New IBM Machine Learning Framework Demonstrates 46x Speedup

March 26, 2018

By: Michael Feldman

Using the newly developed SNAP Machine Learning (SNAP ML) framework and Power9/V100 GPU servers, IBM researchers were able to blow past Google’s previous benchmark for training an online advertising application.

The application, a logistic regression classifier, uses an online advertising click log dataset compiled by Criteo Labs to predict the chances a user will click through to an ad under a given scenario.  The dataset contains 4.2 billion training examples, each of which records whether or not a user has clicked on an online advertisement under a variety of conditions. Google had previously trained the application with this same dataset, using TensorFlow and CPU-powered cloud servers, achieving a 70-minute turnaround time – the high-water mark until last week. IBM was able achieve the same accuracy on the model with just 91.5 seconds of training, thanks to its SNAP ML framework and four AC922 servers. Each of those servers was equipped with two Power9 CPUs and four NVIDIA V100 GPUs.

One might attribute the 46x speedup for the IBM run on the use of the GPUs, but that’s only a part of the story.  Google explicitly did not use GPUs for their benchmark since they found that using them did not result in large improvement in performance for this training application. That’s because the dataset is so large that a lot of time is spent shuffling data in and out of the local GPU memory, so much in fact that the processors are idled for long periods, waiting for memory copies to complete. For Google, the GPUs just weren’t worth the extra trouble.

IBM gets around this in two ways. First, the SNAP ML code is designed to optimize data locality in the GPU memory to avoid data transfer overheads as much as possible. This makes it easier to slice up these large datasets into bite-sized chunks for the GPUs to work on. Second, by using the Power9 CPU and its ability to use NVLink as the commication link to the V100, memory copies to and from the GPU can be performed about six times faster than over PCIe.

The result of this software/hardware approach is that the time taken to execute the training computation pieces is now longer than the time taken for data transfers, which means data copying and computation can be overlapped without processor stalls. (See the figure below for the specifics.).
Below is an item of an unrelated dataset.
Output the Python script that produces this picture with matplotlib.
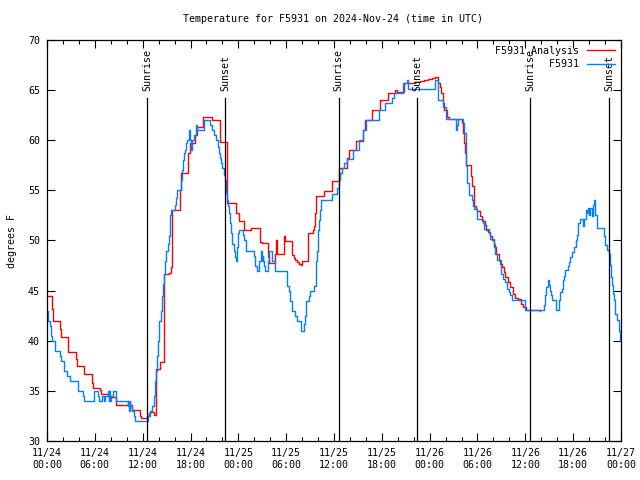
import matplotlib
matplotlib.use("Agg")
import matplotlib.pyplot as plt
import numpy as np

plt.rcParams['font.family'] = ['DejaVu Sans Mono']

title = "Temperature for F5931 on 2024-Nov-24 (time in UTC)"

# hours since 2024-11-24 00:00 UTC, step-post values
analysis_hours = [0.0, 0.63, 0.71, 1.6, 1.76, 2.6, 3.64, 3.77, 4.69, 5.65, 5.77, 6.7, 6.78, 7.74,
                  8.7, 10.67, 11.7, 11.8, 12.55, 12.76, 12.97, 13.47, 13.64, 14.23, 14.72, 15.3,
                  15.56, 15.68, 16.64, 16.8, 17.7, 17.9, 18.6, 18.8, 19.6, 20.7, 21.7, 22.58,
                  23.75, 23.84, 24.04, 24.76, 25.65, 26.76, 27.0, 27.68, 27.8, 28.65, 28.75, 28.85,
                  29.7, 29.8, 30.74, 30.95, 31.15, 31.35, 31.57, 31.8, 32.0, 32.75, 32.8, 33.37,
                  33.5, 33.66, 33.75, 34.8, 35.76, 36.6, 37.6, 37.85, 38.7, 39.7, 39.95, 40.8,
                  41.75, 42.75, 43.7, 43.9, 44.75, 46.2, 46.8, 47.3, 47.8, 48.3, 48.7, 49.1,
                  49.26, 49.44, 49.64, 49.85, 50.2, 50.4, 52.07, 52.2, 52.36, 52.48, 52.6, 53.2,
                  53.32, 53.5, 53.6, 53.85, 54.0, 54.28, 54.58, 55.0, 55.12, 55.28, 55.62, 55.83,
                  56.1, 56.37, 56.66, 56.88, 57.1, 57.3, 57.5, 57.8, 58.13, 58.47, 58.76, 59.05,
                  59.4, 59.72, 60.14, 61.9]
analysis_temps = [44.5, 43.2, 42.0, 41.2, 40.4, 38.9, 38.2, 37.5, 36.7, 35.8, 35.3, 35.1, 34.7, 34.4,
                  33.6, 33.1, 32.5, 32.3, 32.5, 32.8, 32.9, 32.6, 37.2, 37.9, 46.7, 46.8,
                  47.4, 53.0, 55.0, 56.7, 58.7, 59.7, 60.5, 61.35, 62.3, 62.0, 59.85, 53.7,
                  52.7, 52.7, 51.9, 51.0, 51.2, 49.9, 49.8, 48.4, 47.8, 48.7, 50.0, 48.7,
                  50.4, 49.95, 48.55, 48.3, 48.05, 47.9, 47.7, 47.6, 48.0, 49.4, 50.7, 51.05,
                  51.4, 52.7, 54.4, 54.9, 55.9, 57.2, 58.2, 59.0, 59.9, 61.0, 62.0, 63.0,
                  64.0, 64.7, 65.0, 64.85, 65.74, 65.8, 65.9, 66.0, 66.1, 66.2, 66.3, 65.7,
                  65.3, 64.7, 63.7, 63.0, 62.35, 62.1, 61.7, 60.7, 59.7, 58.7, 57.5, 56.4,
                  55.4, 54.4, 53.4, 53.1, 52.9, 52.4, 51.9, 51.55, 51.05, 50.8, 50.4, 50.05,
                  49.4, 48.7, 48.1, 47.7, 47.4, 46.9, 46.4, 45.9, 45.4, 44.7, 44.3, 44.2,
                  43.7, 43.4, 43.07, 43.0]

obs_hours = [0.0, 0.08, 0.33, 0.5, 0.55, 0.63, 1.05, 1.6, 1.76, 2.18, 2.5, 2.93, 3.85, 4.48, 4.6,
             5.86, 6.36, 6.49, 6.9, 7.1, 7.3, 7.6, 7.74, 7.82, 7.95, 8.03, 8.28, 8.66, 10.1, 10.2,
             10.3, 10.4, 10.46, 10.67, 10.96, 11.09, 12.64, 12.97, 13.18, 13.39, 13.6, 13.72, 13.8,
             13.9, 14.0, 14.3, 14.43, 14.55, 14.72, 14.84, 14.97, 15.13, 15.26, 15.38, 15.47, 15.56,
             16.1, 16.22, 16.31, 16.81, 16.94, 17.06, 17.23, 17.35, 17.48, 17.56, 17.82, 17.95, 18.1,
             18.25, 18.4, 18.73, 18.8, 19.65, 20.5, 20.7, 21.0, 21.24, 21.4, 21.58, 21.75, 21.87,
             22.0, 22.16, 22.3, 22.4, 22.5, 22.58, 22.67, 22.79, 22.9, 23.1, 23.2, 23.4, 23.63,
             23.75, 23.84, 23.96, 24.04, 24.55, 24.7, 24.9, 26.0, 26.1, 26.35, 26.55, 26.8, 26.85,
             26.95, 27.05, 27.15, 27.25, 27.3, 27.7, 27.8, 27.9, 28.2, 28.55, 30.1, 30.3, 30.5,
             30.7, 31.15, 31.37, 31.87, 32.2, 32.3, 32.5, 32.9, 33.0, 33.5, 33.7, 33.8, 33.88,
             33.96, 34.1, 34.2, 34.4, 35.76, 36.4, 36.6, 36.8, 37.0, 37.2, 37.65, 38.4, 39.15,
             39.7, 40.06, 41.7, 42.4, 43.3, 43.55, 44.6, 45.15, 45.3, 48.7, 49.0, 49.1, 49.7,
             50.0, 51.35, 51.45, 51.6, 52.2, 52.35, 52.5, 52.6, 52.7, 52.9, 53.3, 53.45, 53.5,
             54.0, 54.7, 54.8, 55.4, 55.55, 56.05, 56.2, 56.25, 56.45, 56.9, 57.0, 57.2, 57.4,
             57.7, 57.9, 58.1, 58.35, 59.9, 62.3, 62.5, 62.65, 62.8, 62.95, 63.1, 63.25, 63.35,
             63.8, 64.2, 64.3, 64.6, 64.75, 64.9, 65.0, 65.3, 65.45, 65.65, 65.85, 66.05, 66.3,
             66.5, 66.6, 66.8, 67.25, 67.35, 67.55, 67.7, 67.8, 67.95, 68.1, 68.3, 68.5, 68.65,
             68.8, 68.95, 69.05, 69.9, 70.05, 70.25, 70.45, 70.6, 70.75, 70.9, 71.0, 71.1, 71.3,
             71.45, 71.7, 71.85, 72.0]
obs_temps = [43.0, 42.0, 41.5, 41.0, 40.5, 40.0, 39.0, 38.5, 38.0, 37.0, 36.5, 36.0, 35.0, 34.5, 34.0,
             35.0, 34.5, 34.0, 34.5, 34.0, 34.5, 35.0, 34.0, 35.0, 34.0, 34.5, 35.0, 34.0, 33.5, 34.0,
             33.0, 34.0, 33.5, 33.0, 32.5, 32.0, 32.5, 33.0, 33.5, 34.5, 36.0, 37.0, 38.5,
             40.0, 42.0, 43.0, 44.5, 45.7, 46.7, 48.0, 49.0, 49.7, 50.4, 51.7, 52.5, 53.0,
             53.5, 54.2, 55.0, 56.0, 57.0, 58.0, 58.7, 59.0, 59.7, 60.0, 61.0, 60.0, 59.0,
             60.0, 60.5, 61.5, 61.0, 62.0, 61.5, 61.0, 60.5, 60.0, 59.35, 58.7, 58.2, 57.7,
             57.2, 56.5, 56.0, 55.4, 54.7, 54.0, 53.4, 52.7, 51.7, 50.7, 49.7, 49.0, 48.4,
             48.0, 49.4, 50.7, 51.0, 50.5, 50.0, 49.0, 48.5, 47.5, 47.0, 48.0, 48.4, 49.0,
             48.0, 48.5, 48.0, 47.5, 47.0, 48.0, 48.7, 49.0, 48.0, 47.0, 45.5, 45.0, 44.0,
             43.0, 42.5, 42.0, 41.0, 41.7, 42.5, 44.0, 44.5, 45.0, 45.5, 47.0, 48.0, 49.0,
             51.0, 52.0, 53.0, 54.0, 54.6, 55.2, 56.0, 56.7, 57.2, 57.7, 58.1, 59.0, 60.0,
             61.0, 62.0, 63.0, 63.7, 64.2, 64.7, 65.7, 66.0, 65.1, 66.0, 65.0, 64.0, 63.35,
             62.1, 61.0, 61.5, 62.1, 61.7, 60.7, 59.0, 57.4, 55.7, 54.5, 54.0, 53.4, 53.1,
             52.1, 51.7, 51.1, 50.7, 50.1, 49.7, 49.2, 48.7, 48.05, 47.4, 46.7, 46.2, 45.9,
             45.2, 44.9, 44.56, 44.06, 43.07, 43.57, 44.56, 45.4, 46.06, 45.56, 45.0, 44.56, 44.06,
             43.07, 44.06, 44.9, 45.2, 46.06, 46.5, 47.06, 47.5, 47.9, 48.4, 48.9, 49.4, 50.05,
             50.55, 51.7, 52.1, 51.4, 52.1, 53.04, 52.7, 53.2, 52.5, 53.2, 52.4, 53.5, 54.04,
             52.5, 52.05, 51.2, 50.4, 49.55, 49.05, 48.7, 47.55, 46.4, 45.56, 44.7, 44.06, 42.7,
             42.07, 41.0, 40.0, 40.0]

sun_hours = [12.58, 22.33, 36.59, 46.46, 60.64, 70.55]
sun_labels = ["Sunrise", "Sunset", "Sunrise", "Sunset", "Sunrise", "Sunset"]

xtick_hours = [0, 6, 12, 18, 24, 30, 36, 42, 48, 54, 60, 66, 72]
xtick_labels = ["11/24\n00:00", "11/24\n06:00", "11/24\n12:00", "11/24\n18:00",
                "11/25\n00:00", "11/25\n06:00", "11/25\n12:00", "11/25\n18:00",
                "11/26\n00:00", "11/26\n06:00", "11/26\n12:00", "11/26\n18:00",
                "11/27\n00:00"]
ytick_values = [30, 35, 40, 45, 50, 55, 60, 65, 70]

fig = plt.figure(figsize=(6.4, 4.8), dpi=100)
ax = fig.add_axes([47/640, 39/480, 574/640, 401/480])

ax.plot(analysis_hours, analysis_temps, drawstyle='steps-post', color='#ff0000', lw=1.0,
        label="F5931 Analysis")
ax.plot(obs_hours, obs_temps, drawstyle='steps-post', color='#0080ff', lw=1.0,
        label="         F5931")

for h, lab in zip(sun_hours, sun_labels):
    ax.axvline(h, ymin=0, ymax=0.855, color='black', lw=0.9)
    ax.text(h, 0.872, lab, transform=ax.get_xaxis_transform(), rotation=90,
            ha='center', va='bottom', fontsize=7.2)

ax.set_xlim(0, 72)
ax.set_ylim(30, 70)
ax.set_xticks(xtick_hours)
ax.set_xticklabels(xtick_labels, fontsize=7.2, linespacing=1.3)
ax.set_xticks(np.arange(0, 73, 2), minor=True)
ax.set_yticks(ytick_values)
ax.set_yticklabels([str(v) for v in ytick_values], fontsize=7.2)
ax.tick_params(which='both', direction='in', top=True, right=True, width=0.8)
ax.tick_params(which='major', length=6, pad=5)
ax.tick_params(which='minor', length=3)
for s in ax.spines.values():
    s.set_linewidth(0.9)

ax.set_ylabel("degrees F", fontsize=7.2, labelpad=8)
fig.text(333/640, 1 - 19/480, title, ha='center', va='center', fontsize=7.2)

leg = ax.legend(loc='upper right', frameon=False, markerfirst=False, fontsize=7.2,
                handlelength=2.8, handletextpad=0.8, borderaxespad=0.2, labelspacing=0.35)

fig.savefig("out.png", dpi=100)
IBM says the total training time on the Power9-V100 combo is about 3.5 times faster compared to a Xeon-V100 server without the NVLink boost, i.e., with the GPU attached via PCIe.


Source: IBM Research


According to IBM, being able to deal with challenging data environments also makes SNAP ML a good candidate for real-time or near-real-time applications where the model must be trained on-the-fly from streaming data. The framework is also supposed to be good at ensemble learning, where multiple solvers are used to form a consensus on a given problem.

Also, besides logistic regression problems like this click-rate application, SNAP ML is also specifically optimized for linear regression and support vector machines types of problems. While these three might sound somewhat obscure for non-mathematicians, they encompass a wide array of useful real-world applications, including things like detecting credit card fraud, determining if credit should be extended customers, forecasting sales, and predicting a stock's volatility.

The SNAP ML library, which has been two years in the making, is still in the lab at IBM Research. The plan is to make it available to customers on a trial basis later this year as part of a PowerAI preview. IBM is actively looking for interested clients.